## [INFORMATION SHOWN]
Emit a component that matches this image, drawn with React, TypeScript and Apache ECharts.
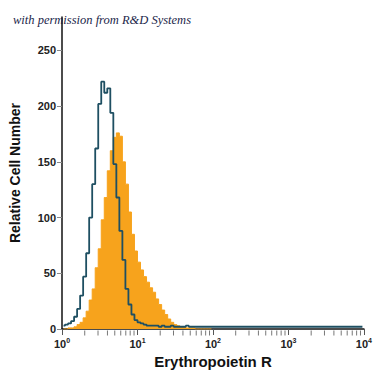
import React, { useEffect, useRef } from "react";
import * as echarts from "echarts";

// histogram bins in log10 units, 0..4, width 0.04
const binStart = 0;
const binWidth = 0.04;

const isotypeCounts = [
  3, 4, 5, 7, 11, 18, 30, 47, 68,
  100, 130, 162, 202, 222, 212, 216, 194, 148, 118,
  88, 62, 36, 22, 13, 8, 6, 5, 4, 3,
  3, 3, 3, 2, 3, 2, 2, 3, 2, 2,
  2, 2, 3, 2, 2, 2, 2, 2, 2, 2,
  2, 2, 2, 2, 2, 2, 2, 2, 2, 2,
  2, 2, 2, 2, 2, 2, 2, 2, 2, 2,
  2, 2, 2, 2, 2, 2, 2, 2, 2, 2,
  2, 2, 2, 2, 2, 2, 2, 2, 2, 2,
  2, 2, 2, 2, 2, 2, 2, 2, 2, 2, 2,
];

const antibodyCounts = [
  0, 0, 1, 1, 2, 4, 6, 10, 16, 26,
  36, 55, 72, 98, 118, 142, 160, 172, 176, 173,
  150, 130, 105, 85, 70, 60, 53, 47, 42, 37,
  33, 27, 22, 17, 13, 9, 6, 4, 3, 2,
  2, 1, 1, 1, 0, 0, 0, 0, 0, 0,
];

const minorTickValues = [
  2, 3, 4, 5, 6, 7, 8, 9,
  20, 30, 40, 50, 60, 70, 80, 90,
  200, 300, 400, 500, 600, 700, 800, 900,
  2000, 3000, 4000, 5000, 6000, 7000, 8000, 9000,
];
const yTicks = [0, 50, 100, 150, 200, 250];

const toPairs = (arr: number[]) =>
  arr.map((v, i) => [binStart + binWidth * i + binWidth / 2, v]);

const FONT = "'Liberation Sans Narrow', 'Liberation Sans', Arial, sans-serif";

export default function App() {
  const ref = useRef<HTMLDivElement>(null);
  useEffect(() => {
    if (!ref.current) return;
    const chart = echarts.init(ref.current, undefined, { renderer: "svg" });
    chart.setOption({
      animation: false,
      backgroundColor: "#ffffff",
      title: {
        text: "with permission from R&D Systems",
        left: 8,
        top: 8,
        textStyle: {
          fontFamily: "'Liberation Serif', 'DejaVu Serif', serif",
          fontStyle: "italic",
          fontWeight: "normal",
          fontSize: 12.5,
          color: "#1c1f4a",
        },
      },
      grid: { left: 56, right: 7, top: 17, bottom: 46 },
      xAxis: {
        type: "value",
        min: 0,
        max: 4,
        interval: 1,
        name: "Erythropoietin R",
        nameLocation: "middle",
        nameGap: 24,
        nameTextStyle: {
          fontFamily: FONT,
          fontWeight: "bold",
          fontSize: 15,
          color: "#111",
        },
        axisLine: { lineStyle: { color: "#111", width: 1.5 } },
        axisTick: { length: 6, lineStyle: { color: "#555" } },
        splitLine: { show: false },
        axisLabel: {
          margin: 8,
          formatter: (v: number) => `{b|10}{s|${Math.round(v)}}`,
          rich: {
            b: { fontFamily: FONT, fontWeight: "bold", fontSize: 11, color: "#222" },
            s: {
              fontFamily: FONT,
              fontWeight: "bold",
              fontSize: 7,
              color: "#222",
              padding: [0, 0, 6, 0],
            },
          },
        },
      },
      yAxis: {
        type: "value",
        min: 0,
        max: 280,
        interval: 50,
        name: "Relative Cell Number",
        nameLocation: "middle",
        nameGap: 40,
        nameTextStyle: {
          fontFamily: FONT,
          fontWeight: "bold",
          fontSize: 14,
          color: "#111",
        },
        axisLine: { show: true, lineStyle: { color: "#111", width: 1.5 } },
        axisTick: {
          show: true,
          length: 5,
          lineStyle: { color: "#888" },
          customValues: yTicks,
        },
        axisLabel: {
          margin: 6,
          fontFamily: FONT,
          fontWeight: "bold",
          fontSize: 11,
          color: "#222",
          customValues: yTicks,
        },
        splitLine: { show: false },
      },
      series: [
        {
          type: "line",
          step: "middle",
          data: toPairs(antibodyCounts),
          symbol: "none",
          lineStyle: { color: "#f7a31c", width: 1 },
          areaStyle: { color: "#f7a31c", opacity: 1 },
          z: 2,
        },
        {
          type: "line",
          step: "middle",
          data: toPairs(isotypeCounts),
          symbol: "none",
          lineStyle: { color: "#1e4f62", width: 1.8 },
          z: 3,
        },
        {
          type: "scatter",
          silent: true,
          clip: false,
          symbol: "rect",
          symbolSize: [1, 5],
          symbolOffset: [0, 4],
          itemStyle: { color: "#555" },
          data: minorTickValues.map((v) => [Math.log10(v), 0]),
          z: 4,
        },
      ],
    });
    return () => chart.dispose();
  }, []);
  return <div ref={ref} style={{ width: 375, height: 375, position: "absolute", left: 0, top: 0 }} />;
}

## [DIRECTIVE]
Without the pictures, retype the whole of the material above exactly.

## [SOLUTION TO THIS TASK]
Emit a component that matches this image, drawn with React, TypeScript and Apache ECharts.
import React, { useEffect, useRef } from "react";
import * as echarts from "echarts";

// histogram bins in log10 units, 0..4, width 0.04
const binStart = 0;
const binWidth = 0.04;

const isotypeCounts = [
  3, 4, 5, 7, 11, 18, 30, 47, 68,
  100, 130, 162, 202, 222, 212, 216, 194, 148, 118,
  88, 62, 36, 22, 13, 8, 6, 5, 4, 3,
  3, 3, 3, 2, 3, 2, 2, 3, 2, 2,
  2, 2, 3, 2, 2, 2, 2, 2, 2, 2,
  2, 2, 2, 2, 2, 2, 2, 2, 2, 2,
  2, 2, 2, 2, 2, 2, 2, 2, 2, 2,
  2, 2, 2, 2, 2, 2, 2, 2, 2, 2,
  2, 2, 2, 2, 2, 2, 2, 2, 2, 2,
  2, 2, 2, 2, 2, 2, 2, 2, 2, 2, 2,
];

const antibodyCounts = [
  0, 0, 1, 1, 2, 4, 6, 10, 16, 26,
  36, 55, 72, 98, 118, 142, 160, 172, 176, 173,
  150, 130, 105, 85, 70, 60, 53, 47, 42, 37,
  33, 27, 22, 17, 13, 9, 6, 4, 3, 2,
  2, 1, 1, 1, 0, 0, 0, 0, 0, 0,
];

const minorTickValues = [
  2, 3, 4, 5, 6, 7, 8, 9,
  20, 30, 40, 50, 60, 70, 80, 90,
  200, 300, 400, 500, 600, 700, 800, 900,
  2000, 3000, 4000, 5000, 6000, 7000, 8000, 9000,
];
const yTicks = [0, 50, 100, 150, 200, 250];

const toPairs = (arr: number[]) =>
  arr.map((v, i) => [binStart + binWidth * i + binWidth / 2, v]);

const FONT = "'Liberation Sans Narrow', 'Liberation Sans', Arial, sans-serif";

export default function App() {
  const ref = useRef<HTMLDivElement>(null);
  useEffect(() => {
    if (!ref.current) return;
    const chart = echarts.init(ref.current, undefined, { renderer: "svg" });
    chart.setOption({
      animation: false,
      backgroundColor: "#ffffff",
      title: {
        text: "with permission from R&D Systems",
        left: 8,
        top: 8,
        textStyle: {
          fontFamily: "'Liberation Serif', 'DejaVu Serif', serif",
          fontStyle: "italic",
          fontWeight: "normal",
          fontSize: 12.5,
          color: "#1c1f4a",
        },
      },
      grid: { left: 56, right: 7, top: 17, bottom: 46 },
      xAxis: {
        type: "value",
        min: 0,
        max: 4,
        interval: 1,
        name: "Erythropoietin R",
        nameLocation: "middle",
        nameGap: 24,
        nameTextStyle: {
          fontFamily: FONT,
          fontWeight: "bold",
          fontSize: 15,
          color: "#111",
        },
        axisLine: { lineStyle: { color: "#111", width: 1.5 } },
        axisTick: { length: 6, lineStyle: { color: "#555" } },
        splitLine: { show: false },
        axisLabel: {
          margin: 8,
          formatter: (v: number) => `{b|10}{s|${Math.round(v)}}`,
          rich: {
            b: { fontFamily: FONT, fontWeight: "bold", fontSize: 11, color: "#222" },
            s: {
              fontFamily: FONT,
              fontWeight: "bold",
              fontSize: 7,
              color: "#222",
              padding: [0, 0, 6, 0],
            },
          },
        },
      },
      yAxis: {
        type: "value",
        min: 0,
        max: 280,
        interval: 50,
        name: "Relative Cell Number",
        nameLocation: "middle",
        nameGap: 40,
        nameTextStyle: {
          fontFamily: FONT,
          fontWeight: "bold",
          fontSize: 14,
          color: "#111",
        },
        axisLine: { show: true, lineStyle: { color: "#111", width: 1.5 } },
        axisTick: {
          show: true,
          length: 5,
          lineStyle: { color: "#888" },
          customValues: yTicks,
        },
        axisLabel: {
          margin: 6,
          fontFamily: FONT,
          fontWeight: "bold",
          fontSize: 11,
          color: "#222",
          customValues: yTicks,
        },
        splitLine: { show: false },
      },
      series: [
        {
          type: "line",
          step: "middle",
          data: toPairs(antibodyCounts),
          symbol: "none",
          lineStyle: { color: "#f7a31c", width: 1 },
          areaStyle: { color: "#f7a31c", opacity: 1 },
          z: 2,
        },
        {
          type: "line",
          step: "middle",
          data: toPairs(isotypeCounts),
          symbol: "none",
          lineStyle: { color: "#1e4f62", width: 1.8 },
          z: 3,
        },
        {
          type: "scatter",
          silent: true,
          clip: false,
          symbol: "rect",
          symbolSize: [1, 5],
          symbolOffset: [0, 4],
          itemStyle: { color: "#555" },
          data: minorTickValues.map((v) => [Math.log10(v), 0]),
          z: 4,
        },
      ],
    });
    return () => chart.dispose();
  }, []);
  return <div ref={ref} style={{ width: 375, height: 375, position: "absolute", left: 0, top: 0 }} />;
}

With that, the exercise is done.